━━━━━ Records shown ━━━━━
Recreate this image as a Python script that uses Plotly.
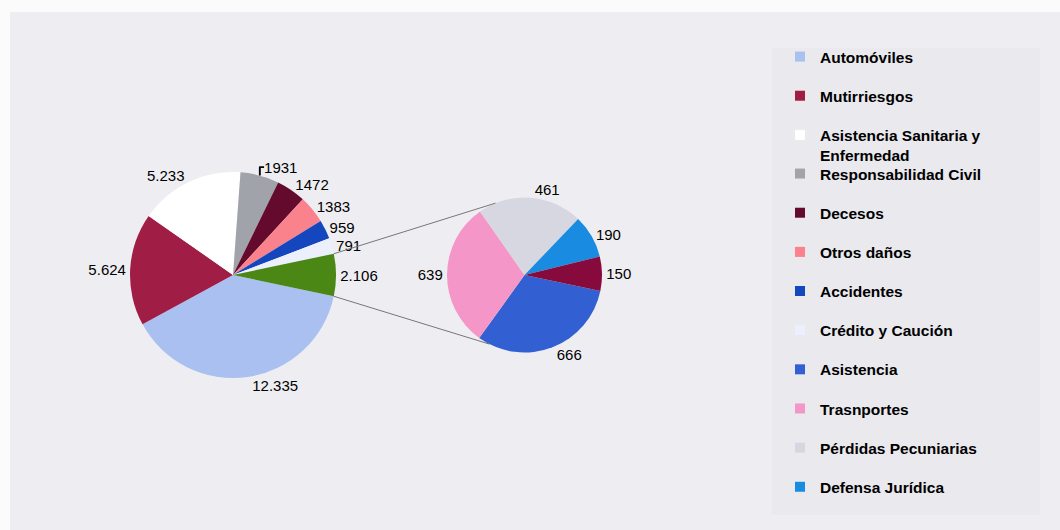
import math
import plotly.graph_objects as go

W, H = 1060, 530

# ---------------- data ----------------
main_labels = ["Automóviles", "Mutirriesgos", "Asistencia Sanitaria y Enfermedad",
               "Responsabilidad Civil", "Decesos", "Otros daños", "Accidentes",
               "Crédito y Caución", "Otros"]
main_values = [12335, 5624, 5233, 1931, 1472, 1383, 959, 791, 2106]
main_text = ["12.335", "5.624", "5.233", "1931", "1472", "1383", "959", "791", "2.106"]

sec_labels = ["Asistencia", "Trasnportes", "Pérdidas Pecuniarias", "Defensa Jurídica", "Otros ramos"]
sec_values = [666, 639, 461, 190, 150]
sec_text = ["666", "639", "461", "190", "150"]

legend_labels = ["Automóviles", "Mutirriesgos", "Asistencia Sanitaria y<br>Enfermedad",
                 "Responsabilidad Civil", "Decesos", "Otros daños", "Accidentes",
                 "Crédito y Caución", "Asistencia", "Trasnportes",
                 "Pérdidas Pecuniarias", "Defensa Jurídica"]

# ---------------- styles ----------------
main_colors = ["#a9c0f0", "#a01e46", "#ffffff", "#a0a3aa", "#640a2d", "#fa828c",
               "#1446be", "#ebf0fc", "#4b8714"]
sec_colors = ["#325fd2", "#f596c8", "#d7d7e1", "#198ce1", "#870a3c"]
legend_colors = main_colors[:8] + sec_colors[:4]

FONT = "Liberation Sans, Arial, sans-serif"

MAIN_C, MAIN_R = (233.0, 275.0), 103.0
SEC_C, SEC_R = (524.5, 275.0), 77.5


def domain(c, r):
    cx, cy = c
    return dict(x=[(cx - r) / W, (cx + r) / W], y=[1 - (cy + r) / H, 1 - (cy - r) / H])


def px_to_paper(x, y):
    return x / W, 1 - y / H


total = sum(main_values)
other_frac = main_values[-1] / total
rotation = 90 + other_frac * 180  # centre the "other" slice on the right

label_font = dict(family=FONT, size=15, color="#000000")

fig = go.Figure()
fig.add_trace(go.Pie(
    labels=main_labels, values=main_values, text=main_text,
    textinfo="text", textposition="outside", sort=False, direction="clockwise",
    rotation=rotation, domain=domain(MAIN_C, MAIN_R), showlegend=False,
    marker=dict(colors=main_colors, line=dict(width=0)),
    outsidetextfont=label_font, hoverinfo="label+value",
))
fig.add_trace(go.Pie(
    labels=sec_labels, values=sec_values, text=sec_text,
    textinfo="text", textposition="outside", sort=False, direction="clockwise",
    rotation=rotation, domain=domain(SEC_C, SEC_R), showlegend=False,
    marker=dict(colors=sec_colors, line=dict(width=0)),
    outsidetextfont=label_font, hoverinfo="label+value",
))

# legend entries (two legends to reproduce the uneven spacing)
for i, (lab, col) in enumerate(zip(legend_labels, legend_colors)):
    fig.add_trace(go.Scatter(
        x=[None], y=[None], mode="markers", name=lab,
        marker=dict(symbol="square", size=10, color=col),
        legendgroup=f"g{i}", legend="legend" if i < 3 else "legend2",
        hoverinfo="skip",
    ))

# connector lines between the "other" slice and the secondary pie
a_top = math.radians(90 - other_frac * 180)
a_bot = math.radians(90 + other_frac * 180)
p1 = (MAIN_C[0] + MAIN_R * math.sin(a_top), MAIN_C[1] - MAIN_R * math.cos(a_top))
p2 = (MAIN_C[0] + MAIN_R * math.sin(a_bot), MAIN_C[1] - MAIN_R * math.cos(a_bot))
b_top = math.radians(-22)
b_bot = math.radians(207)
q1 = (SEC_C[0] + SEC_R * math.sin(b_top), SEC_C[1] - SEC_R * math.cos(b_top))
q2 = (SEC_C[0] + SEC_R * math.sin(b_bot), SEC_C[1] - SEC_R * math.cos(b_bot))

shapes = [
    dict(type="rect", xref="paper", yref="paper", x0=10 / W, x1=1, y0=0, y1=1 - 12 / H,
         fillcolor="#eeeef2", line=dict(width=0), layer="below"),
    dict(type="rect", xref="paper", yref="paper", x0=772 / W, x1=1040 / W,
         y0=1 - 515 / H, y1=1 - 48 / H, fillcolor="#e9e9ee", line=dict(width=0), layer="below"),
]
for a, b in ((p1, q1), (p2, q2)):
    x0, y0 = px_to_paper(*a)
    x1, y1 = px_to_paper(*b)
    shapes.append(dict(type="line", xref="paper", yref="paper", x0=x0, y0=y0, x1=x1, y1=y1,
                       line=dict(color="#777777", width=1)))

legend_common = dict(
    xanchor="left", yanchor="top", bgcolor="rgba(0,0,0,0)", borderwidth=0,
    font=dict(family=FONT, size=15.5, color="#000000", weight="bold"), tracegroupgap=16,
    itemsizing="trace", valign="top", traceorder="grouped",
)

fig.update_layout(
    width=W, height=H,
    margin=dict(l=0, r=0, t=0, b=0),
    paper_bgcolor="#fbfbfb", plot_bgcolor="rgba(0,0,0,0)",
    xaxis=dict(visible=False), yaxis=dict(visible=False),
    shapes=shapes,
    legend=dict(x=780 / W, y=1 - 40 / H, **legend_common),
    legend2=dict(x=780 / W, y=1 - 157 / H, **legend_common),
    font=dict(family=FONT),
)

fig.write_html("out.html")
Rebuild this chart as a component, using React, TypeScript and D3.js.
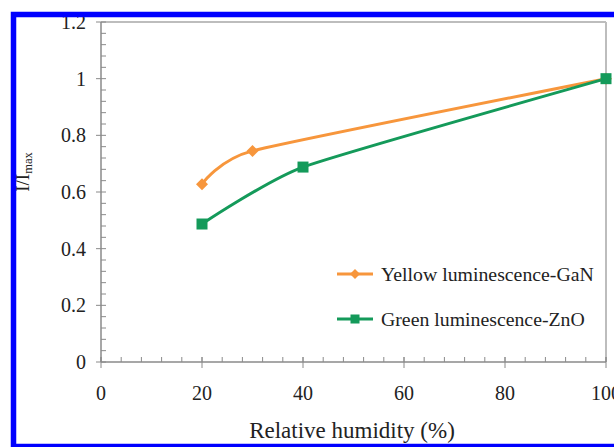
━━━━━
[Given instruction] Leave the pictures out and print the records above exactly as they stand.

[Written solution]
Recreate this image as a Python script that uses Plotly.
import math
import plotly.graph_objects as go

W, H = 1060, 530

# ---------------- data ----------------
main_labels = ["Automóviles", "Mutirriesgos", "Asistencia Sanitaria y Enfermedad",
               "Responsabilidad Civil", "Decesos", "Otros daños", "Accidentes",
               "Crédito y Caución", "Otros"]
main_values = [12335, 5624, 5233, 1931, 1472, 1383, 959, 791, 2106]
main_text = ["12.335", "5.624", "5.233", "1931", "1472", "1383", "959", "791", "2.106"]

sec_labels = ["Asistencia", "Trasnportes", "Pérdidas Pecuniarias", "Defensa Jurídica", "Otros ramos"]
sec_values = [666, 639, 461, 190, 150]
sec_text = ["666", "639", "461", "190", "150"]

legend_labels = ["Automóviles", "Mutirriesgos", "Asistencia Sanitaria y<br>Enfermedad",
                 "Responsabilidad Civil", "Decesos", "Otros daños", "Accidentes",
                 "Crédito y Caución", "Asistencia", "Trasnportes",
                 "Pérdidas Pecuniarias", "Defensa Jurídica"]

# ---------------- styles ----------------
main_colors = ["#a9c0f0", "#a01e46", "#ffffff", "#a0a3aa", "#640a2d", "#fa828c",
               "#1446be", "#ebf0fc", "#4b8714"]
sec_colors = ["#325fd2", "#f596c8", "#d7d7e1", "#198ce1", "#870a3c"]
legend_colors = main_colors[:8] + sec_colors[:4]

FONT = "Liberation Sans, Arial, sans-serif"

MAIN_C, MAIN_R = (233.0, 275.0), 103.0
SEC_C, SEC_R = (524.5, 275.0), 77.5


def domain(c, r):
    cx, cy = c
    return dict(x=[(cx - r) / W, (cx + r) / W], y=[1 - (cy + r) / H, 1 - (cy - r) / H])


def px_to_paper(x, y):
    return x / W, 1 - y / H


total = sum(main_values)
other_frac = main_values[-1] / total
rotation = 90 + other_frac * 180  # centre the "other" slice on the right

label_font = dict(family=FONT, size=15, color="#000000")

fig = go.Figure()
fig.add_trace(go.Pie(
    labels=main_labels, values=main_values, text=main_text,
    textinfo="text", textposition="outside", sort=False, direction="clockwise",
    rotation=rotation, domain=domain(MAIN_C, MAIN_R), showlegend=False,
    marker=dict(colors=main_colors, line=dict(width=0)),
    outsidetextfont=label_font, hoverinfo="label+value",
))
fig.add_trace(go.Pie(
    labels=sec_labels, values=sec_values, text=sec_text,
    textinfo="text", textposition="outside", sort=False, direction="clockwise",
    rotation=rotation, domain=domain(SEC_C, SEC_R), showlegend=False,
    marker=dict(colors=sec_colors, line=dict(width=0)),
    outsidetextfont=label_font, hoverinfo="label+value",
))

# legend entries (two legends to reproduce the uneven spacing)
for i, (lab, col) in enumerate(zip(legend_labels, legend_colors)):
    fig.add_trace(go.Scatter(
        x=[None], y=[None], mode="markers", name=lab,
        marker=dict(symbol="square", size=10, color=col),
        legendgroup=f"g{i}", legend="legend" if i < 3 else "legend2",
        hoverinfo="skip",
    ))

# connector lines between the "other" slice and the secondary pie
a_top = math.radians(90 - other_frac * 180)
a_bot = math.radians(90 + other_frac * 180)
p1 = (MAIN_C[0] + MAIN_R * math.sin(a_top), MAIN_C[1] - MAIN_R * math.cos(a_top))
p2 = (MAIN_C[0] + MAIN_R * math.sin(a_bot), MAIN_C[1] - MAIN_R * math.cos(a_bot))
b_top = math.radians(-22)
b_bot = math.radians(207)
q1 = (SEC_C[0] + SEC_R * math.sin(b_top), SEC_C[1] - SEC_R * math.cos(b_top))
q2 = (SEC_C[0] + SEC_R * math.sin(b_bot), SEC_C[1] - SEC_R * math.cos(b_bot))

shapes = [
    dict(type="rect", xref="paper", yref="paper", x0=10 / W, x1=1, y0=0, y1=1 - 12 / H,
         fillcolor="#eeeef2", line=dict(width=0), layer="below"),
    dict(type="rect", xref="paper", yref="paper", x0=772 / W, x1=1040 / W,
         y0=1 - 515 / H, y1=1 - 48 / H, fillcolor="#e9e9ee", line=dict(width=0), layer="below"),
]
for a, b in ((p1, q1), (p2, q2)):
    x0, y0 = px_to_paper(*a)
    x1, y1 = px_to_paper(*b)
    shapes.append(dict(type="line", xref="paper", yref="paper", x0=x0, y0=y0, x1=x1, y1=y1,
                       line=dict(color="#777777", width=1)))

legend_common = dict(
    xanchor="left", yanchor="top", bgcolor="rgba(0,0,0,0)", borderwidth=0,
    font=dict(family=FONT, size=15.5, color="#000000", weight="bold"), tracegroupgap=16,
    itemsizing="trace", valign="top", traceorder="grouped",
)

fig.update_layout(
    width=W, height=H,
    margin=dict(l=0, r=0, t=0, b=0),
    paper_bgcolor="#fbfbfb", plot_bgcolor="rgba(0,0,0,0)",
    xaxis=dict(visible=False), yaxis=dict(visible=False),
    shapes=shapes,
    legend=dict(x=780 / W, y=1 - 40 / H, **legend_common),
    legend2=dict(x=780 / W, y=1 - 157 / H, **legend_common),
    font=dict(family=FONT),
)

fig.write_html("out.html")
Rebuild this chart as a component, using React, TypeScript and D3.js.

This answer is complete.